Washington: The United States slapped Pakistani Taliban chief, Hakimullah Mehsud, with terrorism charges for his alleged role in the murder of seven Americans at a CIA base in Afghanistan.
The Justice Department move came as the State Department added the Tehreek-e-Taliban to a blacklist of foreign terrorist organisations, which means members face asset freezes and travel bans.
The State Department also offered rewards of up to USD 5 million each for information leading to Mehsud's location and the location of Wali ur-Rehman, who is reportedly Mehsud's current second-in-command.
"Hakimullah Mehsud, the self-proclaimed emir of the Pakistani Taliban, has been charged by criminal complaint for his alleged involvement in the murder of seven American citizens on December 30, 2009 at a US military base in Afghanistan," the Justice Department said in a statement.
In a two-count complaint filed in US District Court in Washington, Mehsud was charged with conspiracy to murder Americans abroad and conspiracy to use a weapon of mass destruction against US citizens abroad.
Daniel Benjamin, the ambassador at large for counter-terrorism, said Improvised Explosive Devices (IEDs), often made up of fertilizer and diesel fuel, fall into the category of weapons of mass destruction.
Humam Khalil Abu-Mulal al-Balawi, a Jordanian of Palestinian origin who is said to have been a triple agent, blew himself up at the base in Khost, near the Pakistani border in the deadliest attack against the CIA since 1983.
In addition to the agents, Balawi also killed his Jordanian handler -- a top intelligence officer and member of the royal family.
In addition to the Khost bombing, the United States has linked the Tehreek-e-Taliban (TTP) to a botched car bomb plot in New York's Times Square in May and a deadly attack at the US consulate in Peshawar, Pakistan in April.
US Secretary of State Hillary Clinton designated the TTP as a foreign terrorist organisation on August 12, and it was formally added to the list when it was published on Wednesday in the Federal Register.
Formal designation as a foreign terrorist organisation triggers sanctions including an asset freeze, a ban on members travelling to the United States, and makes it a crime to provide material support to the group.
"Today's actions put the TTP and its sympathisers on notice that the United States will not tolerate support to this organisation, which has inflicted great harm to US and Pakistani interests," Benjamin told reporters.
"TTP's destabilising effect in Pakistan's tribal areas has resulted in innumerable civilian deaths and considerable property losses," he said.

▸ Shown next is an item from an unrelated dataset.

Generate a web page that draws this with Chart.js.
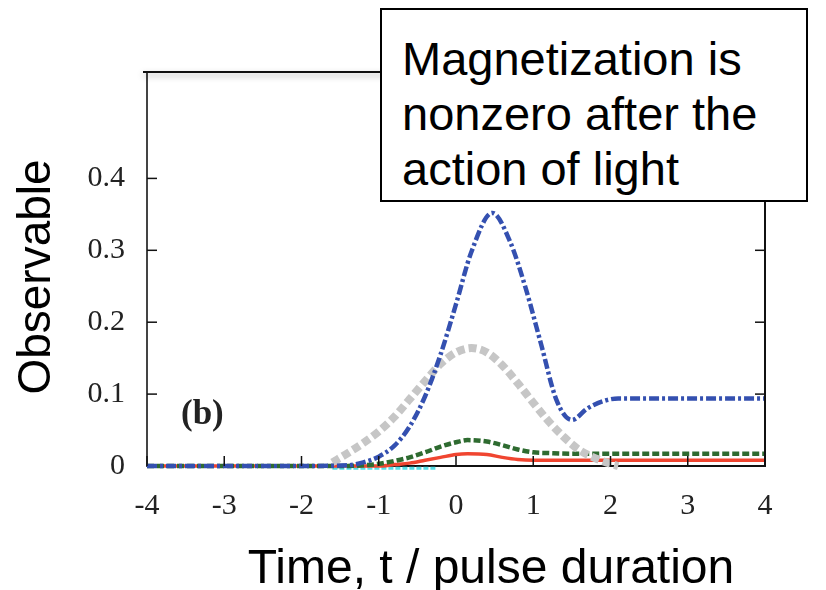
<!DOCTYPE html>
<html>
<head>
<meta charset="utf-8">
<script src="https://cdn.jsdelivr.net/npm/chart.js@4"></script>
<style>
  html, body { margin: 0; padding: 0; background: #fff; }
  #wrap { position: relative; width: 826px; height: 590px; }
  #note {
    position: absolute; left: 380px; top: 8px; width: 428px; height: 194px;
    box-sizing: border-box; border: 2px solid #000; background: #fff;
    padding: 21px 0 0 20px;
    font-family: "Liberation Sans", Arial, sans-serif; font-size: 47px; line-height: 55px; color: #000;
  }
</style>
</head>
<body>
<div id="wrap">
  <canvas id="chart"></canvas>
  <div id="note">Magnetization is<br>nonzero after the<br>action of light</div>
</div>
<script>
// axis ticks
const xTicks = [-4, -3, -2, -1, 0, 1, 2, 3, 4];
const yTicks = [0, 0.1, 0.2, 0.3, 0.4];

// blue dash-dot curve
const tBlue = [-4, -2, -1.4, -1.2, -1, -0.8, -0.6, -0.4, -0.2, 0, 0.2, 0.47, 0.7, 0.9, 1.1, 1.3, 1.5, 1.7, 1.9, 2.1, 2.5, 4];
const blueValues = [0, 0, 0.001, 0.005, 0.013, 0.028, 0.055, 0.097, 0.155, 0.225, 0.298, 0.352, 0.312, 0.248, 0.17, 0.092, 0.064, 0.08, 0.09, 0.094, 0.094, 0.094];

// grey thick dashed curve
const tGrey = [-1.6, -1.4, -1.2, -1.0, -0.8, -0.6, -0.4, -0.2, 0, 0.2, 0.4, 0.6, 0.8, 1.0, 1.2, 1.4, 1.6, 1.8, 2.0, 2.1];
const greyValues = [0.005, 0.018, 0.032, 0.048, 0.068, 0.093, 0.118, 0.142, 0.158, 0.164, 0.158, 0.14, 0.115, 0.088, 0.062, 0.04, 0.022, 0.011, 0.003, 0];

// green dashed curve
const tGreen = [-4, -2, -1.4, -1.2, -1, -0.8, -0.6, -0.4, -0.2, 0, 0.15, 0.4, 0.6, 0.8, 1.0, 1.2, 1.5, 4];
const greenValues = [0, 0, 0, 0.001, 0.003, 0.007, 0.012, 0.019, 0.027, 0.033, 0.036, 0.034, 0.029, 0.023, 0.019, 0.018, 0.017, 0.017];

// red solid curve
const tRed = [-4, -1, -0.8, -0.6, -0.4, -0.2, 0, 0.15, 0.4, 0.6, 0.8, 1.0, 1.2, 4];
const redValues = [0, 0, 0.002, 0.004, 0.008, 0.012, 0.016, 0.017, 0.016, 0.012, 0.009, 0.008, 0.008, 0.008];

// cyan dotted piece just under the axis
const tCyan = [-1.6, -0.25];
const cyanValues = [-0.003, -0.003];

const pts = (ts, vs) => ts.map((t, i) => ({ x: t, y: vs[i] }));

function line(ctx, x1, y1, x2, y2) {
  ctx.beginPath();
  ctx.moveTo(x1, y1);
  ctx.lineTo(x2, y2);
  ctx.stroke();
}

// frame, inward ticks and the big labels
const framePlugin = {
  id: 'frame',
  afterDraw(chart) {
    const { ctx, chartArea: a, scales: { x, y } } = chart;
    ctx.save();
    ctx.strokeStyle = '#111';
    ctx.lineWidth = 2;
    ctx.shadowColor = 'rgba(0,0,0,0.35)';
    ctx.shadowBlur = 6;
    ctx.shadowOffsetY = 3;
    line(ctx, a.left - 4, a.top, a.right, a.top);
    ctx.shadowColor = 'transparent';
    line(ctx, a.right, a.top, a.right, a.bottom);

    ctx.lineWidth = 1.5;
    xTicks.forEach(v => {
      const px = x.getPixelForValue(v);
      line(ctx, px, a.bottom, px, a.bottom - 10);
    });
    yTicks.forEach(v => {
      if (v === 0) return;
      const py = y.getPixelForValue(v);
      line(ctx, a.left, py, a.left + 10, py);
      line(ctx, a.right, py, a.right - 10, py);
    });

    ctx.fillStyle = '#222';
    ctx.font = 'bold 35px "Liberation Serif", serif';
    ctx.textAlign = 'left';
    ctx.textBaseline = 'middle';
    ctx.fillText('(b)', 181, 415);

    ctx.fillStyle = '#000';
    ctx.font = '48px "Liberation Sans", Arial, sans-serif';
    ctx.textBaseline = 'alphabetic';
    ctx.textAlign = 'center';
    ctx.fillText('Time, t / pulse duration', 491, 583);

    ctx.font = '46px "Liberation Sans", Arial, sans-serif';
    ctx.translate(50, 277);
    ctx.rotate(-Math.PI / 2);
    ctx.fillText('Observable', 0, 0);
    ctx.restore();
  }
};

new Chart(document.getElementById('chart'), {
  type: 'line',
  data: {
    datasets: [
      {
        label: 'blue',
        data: pts(tBlue, blueValues),
        borderColor: '#3450b0',
        borderWidth: 4.5,
        borderDash: [10, 3, 3, 3],
        cubicInterpolationMode: 'monotone'
      },
      {
        label: 'grey',
        data: pts(tGrey, greyValues),
        borderColor: '#c6c6c6',
        borderWidth: 8,
        borderDash: [8, 4],
        cubicInterpolationMode: 'monotone'
      },
      {
        label: 'green',
        data: pts(tGreen, greenValues),
        borderColor: '#2e6b30',
        borderWidth: 4.5,
        borderDash: [7, 3],
        cubicInterpolationMode: 'monotone'
      },
      {
        label: 'red',
        data: pts(tRed, redValues),
        borderColor: '#f04530',
        borderWidth: 3.5,
        cubicInterpolationMode: 'monotone'
      },
      {
        label: 'cyan',
        data: pts(tCyan, cyanValues),
        borderColor: '#55dde6',
        borderWidth: 3,
        borderDash: [5, 2]
      }
    ]
  },
  options: {
    responsive: true,
    maintainAspectRatio: false,
    animation: false,
    clip: 8,
    elements: { point: { radius: 0 } },
    layout: { padding: { left: 0, top: 72, right: 61, bottom: 0 } },
    plugins: {
      legend: { display: false },
      tooltip: { enabled: false }
    },
    scales: {
      x: {
        type: 'linear',
        min: -4,
        max: 4,
        afterBuildTicks: s => { s.ticks = xTicks.map(v => ({ value: v })); },
        afterFit: s => { s.height = 124; },
        grid: { drawOnChartArea: false, drawTicks: false },
        border: { color: '#111', width: 2 },
        ticks: {
          padding: 22,
          color: '#222',
          font: { family: '"Liberation Serif", serif', size: 30 },
          callback: v => String(v)
        }
      },
      y: {
        min: 0,
        max: 0.548,
        afterBuildTicks: s => { s.ticks = yTicks.map(v => ({ value: v })); },
        afterFit: s => { s.width = 147; },
        grid: { drawOnChartArea: false, drawTicks: false },
        border: { color: '#444', width: 2 },
        ticks: {
          padding: 22,
          color: '#222',
          font: { family: '"Liberation Serif", serif', size: 30 },
          callback: v => String(v)
        }
      }
    }
  },
  plugins: [framePlugin]
});
</script>
</body>
</html>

"It has greatly, indeed unacceptably, complicated the efforts to counter the threat posed by al Qaeda," Benjamin said.
Hillary's spokesman Philip Crowley said in a statement that the "TTP and al Qaeda have a symbiotic relationship.
"TTP draws ideological guidance from al Qaeda, while al Qaeda relies on TTP for safe haven in the Pashtun areas along the Afghan-Pakistani border," he added.
Faisal Shahzad, a Pakistani-born US national, has pleaded guilty to the failed attack in New York and warned of more strikes on the United States until it leaves Muslim lands.
Shahzad told the judge he had undergone five days of bomb-making training during a 40-day stay with the Pakistani Taliban in Pakistan, between December 09 and January 25.
In April 2010, the State Department said Mehsud's operatives used an explosives-laden truck, machine guns, and rocket launchers in an attack on the US consulate in Peshawar that killed six Pakistanis and wounded 20 others.
Blacklisted along with the TTP are Pakistan's Lashkar-e-Toiba, accused of the deadly raids in Mumbai in 2008, the Palestinian Hamas, Lebanon's Hezbollah, the Irish Republican Army and The Liberation Tigers of Tamil Eelam (LTTE).